A Filosofia Moral no Espiritismo
A moralidade é outro aspecto essencial da filosofia espírita. Kardec, ao longo de seus estudos e diálogos com os Espíritos, entendeu que o objetivo maior do ser humano é a evolução espiritual. Esse progresso se dá por meio da vivência de valores morais superiores, como o amor, a caridade, a fraternidade e o perdão.
A moral espírita, portanto, não é um conjunto de regras rígidas impostas por uma autoridade externa, mas uma orientação para que o ser humano possa viver em harmonia com as leis universais.
Em O Evangelho Segundo o Espiritismo, Kardec aborda a moral cristã como a essência da evolução espiritual. No entanto, ele ressalta que essa moralidade deve ser compreendida à luz da razão e não como um dogma.
O Espiritismo, enquanto filosofia, propõe um caminho de autoconhecimento e transformação íntima, onde a prática da caridade e do amor ao próximo é a via principal para o progresso espiritual.
Essa visão filosófica da moralidade espírita também difere de outras escolas de pensamento, como o utilitarismo ou o pragmatismo, pois valoriza o bem comum, mas sem desconsiderar o papel fundamental do aperfeiçoamento individual. A moral espírita é, portanto, uma ética espiritual, que transcende as convenções sociais e aponta para uma realização mais ampla do ser humano em sua essência divina.
O Espiritismo e as Grandes Questões Filosóficas
Ao longo da história da filosofia, questões como a imortalidade da alma, a existência de Deus, o problema do mal e o sentido da vida foram debatidas por diversos pensadores. O Espiritismo oferece respostas que, embora baseadas em revelações espirituais, são profundamente racionais e filosóficas.
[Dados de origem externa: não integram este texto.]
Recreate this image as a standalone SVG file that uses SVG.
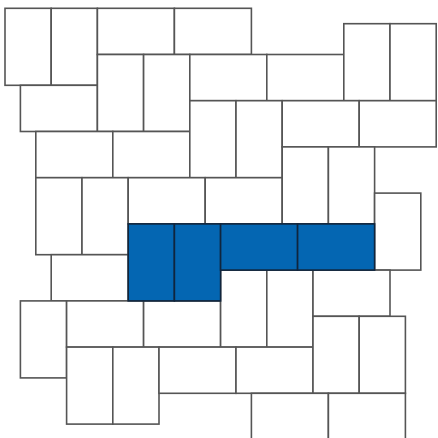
<svg xmlns="http://www.w3.org/2000/svg" width="438" height="438" viewBox="0 0 438 438">
<style>
rect{stroke-width:1.6;stroke-linejoin:miter}
.t{fill:#ffffff;stroke:#555555}
.b{fill:#0466b2;stroke:#10253d}
</style>
<rect width="438" height="438" fill="#ffffff"/>
<g id="tiles">
<g id="t1"><rect class="t" x="5" y="8.3" width="46.2" height="77"/></g>
<g id="t2"><rect class="t" x="51.2" y="8.3" width="46.2" height="77"/></g>
<g id="t3"><rect class="t" x="97.4" y="8.3" width="77" height="46.2"/></g>
<g id="t4"><rect class="t" x="174.4" y="8.3" width="77" height="46.2"/></g>
<g id="t5"><rect class="t" x="20.4" y="85.3" width="77" height="46.2"/></g>
<g id="t6"><rect class="t" x="97.4" y="54.5" width="46.2" height="77"/></g>
<g id="t7"><rect class="t" x="143.6" y="54.5" width="46.2" height="77"/></g>
<g id="t8"><rect class="t" x="189.8" y="54.5" width="77" height="46.2"/></g>
<g id="t9"><rect class="t" x="266.8" y="54.5" width="77" height="46.2"/></g>
<g id="t10"><rect class="t" x="343.8" y="23.7" width="46.2" height="77"/></g>
<g id="t11"><rect class="t" x="390" y="23.7" width="46.2" height="77"/></g>
<g id="t12"><rect class="t" x="35.8" y="131.5" width="77" height="46.2"/></g>
<g id="t13"><rect class="t" x="112.8" y="131.5" width="77" height="46.2"/></g>
<g id="t14"><rect class="t" x="189.8" y="100.7" width="46.2" height="77"/></g>
<g id="t15"><rect class="t" x="236" y="100.7" width="46.2" height="77"/></g>
<g id="t16"><rect class="t" x="282.2" y="100.7" width="77" height="46.2"/></g>
<g id="t17"><rect class="t" x="359.2" y="100.7" width="77" height="46.2"/></g>
<g id="t18"><rect class="t" x="35.8" y="177.7" width="46.2" height="77"/></g>
<g id="t19"><rect class="t" x="82" y="177.7" width="46.2" height="77"/></g>
<g id="t20"><rect class="t" x="128.2" y="177.7" width="77" height="46.2"/></g>
<g id="t21"><rect class="t" x="205.2" y="177.7" width="77" height="46.2"/></g>
<g id="t22"><rect class="t" x="282.2" y="146.9" width="46.2" height="77"/></g>
<g id="t23"><rect class="t" x="328.4" y="146.9" width="46.2" height="77"/></g>
<g id="t24"><rect class="t" x="374.6" y="193.1" width="46.2" height="77"/></g>
<g id="t25"><rect class="t" x="51.2" y="254.7" width="77" height="46.2"/></g>
<g id="t30"><rect class="t" x="20.4" y="300.9" width="46.2" height="77"/></g>
<g id="t31"><rect class="t" x="66.6" y="300.9" width="77" height="46.2"/></g>
<g id="t32"><rect class="t" x="143.6" y="300.9" width="77" height="46.2"/></g>
<g id="t33"><rect class="t" x="220.6" y="270.1" width="46.2" height="77"/></g>
<g id="t34"><rect class="t" x="266.8" y="270.1" width="46.2" height="77"/></g>
<g id="t35"><rect class="t" x="313" y="270.1" width="77" height="46.2"/></g>
<g id="t36"><rect class="t" x="66.6" y="347.1" width="46.2" height="77"/></g>
<g id="t37"><rect class="t" x="112.8" y="347.1" width="46.2" height="77"/></g>
<g id="t38"><rect class="t" x="159" y="347.1" width="77" height="46.2"/></g>
<g id="t39"><rect class="t" x="236" y="347.1" width="77" height="46.2"/></g>
<g id="t40"><rect class="t" x="313" y="316.3" width="46.2" height="77"/></g>
<g id="t41"><rect class="t" x="359.2" y="316.3" width="46.2" height="77"/></g>
<g id="t42"><rect class="t" x="251.4" y="393.3" width="77" height="46.2"/></g>
<g id="t43"><rect class="t" x="328.4" y="393.3" width="77" height="46.2"/></g>
<g id="b1"><rect class="b" x="128.2" y="223.9" width="46.2" height="77"/></g>
<g id="b2"><rect class="b" x="174.4" y="223.9" width="46.2" height="77"/></g>
<g id="b3"><rect class="b" x="220.6" y="223.9" width="77" height="46.2"/></g>
<g id="b4"><rect class="b" x="297.6" y="223.9" width="77" height="46.2"/></g>
</g>
</svg>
A Imortalidade da Alma: A doutrina espírita defende a imortalidade da alma, não como um dogma de fé, mas como uma consequência natural da evolução do espírito. Através das múltiplas encarnações, o espírito progride até alcançar estados mais elevados de consciência e harmonia com as leis divinas.
A Existência de Deus: Kardec aborda a questão de Deus a partir de uma perspectiva filosófica, argumentando que a existência de uma inteligência suprema se revela pela ordem e harmonia do universo. Ele não tenta provar Deus por meio de argumentos metafísicos abstratos, mas pelo estudo dos fenômenos naturais e espirituais que demonstram a existência de uma força superior e organizadora.
O Problema do Mal: Para o Espiritismo, o mal não é uma entidade independente, mas sim o resultado da ignorância e da imperfeição moral dos espíritos. O sofrimento e as dificuldades são vistos como oportunidades de aprendizado e crescimento espiritual. Essa visão é profundamente filosófica, pois transforma o mal em uma questão de evolução e progresso, e não de punição divina arbitrária.
O Sentido da Vida: A filosofia espírita nos diz que a vida tem um propósito maior: o aperfeiçoamento do espírito. Cada encarnação é uma oportunidade de aprendizado e de desenvolvimento moral e intelectual, em direção à perfeição que nos aproxima de Deus.
Conclusão
O Espiritismo, enquanto filosofia, é uma abordagem racional e moral da existência, que busca esclarecer as grandes questões da vida e da morte, do bem e do mal, e do destino do ser humano. Allan Kardec, ao codificar a doutrina, posicionou-a dentro de um contexto filosófico, onde o estudo do espírito e da moralidade está interligado ao progresso da humanidade.
Essa visão filosófica é fundamental para compreender o Espiritismo em sua totalidade, não apenas como uma crença ou ciência, mas como um caminho de reflexão e transformação pessoal.
Ao nos convidar a pensar sobre nossa natureza espiritual, nossa origem e nosso destino, o Espiritismo abre novas possibilidades de entendimento sobre o ser humano e sua relação com o universo, fazendo ecoar os ensinamentos dos grandes filósofos, ao mesmo tempo que traz uma nova luz sobre questões antigas.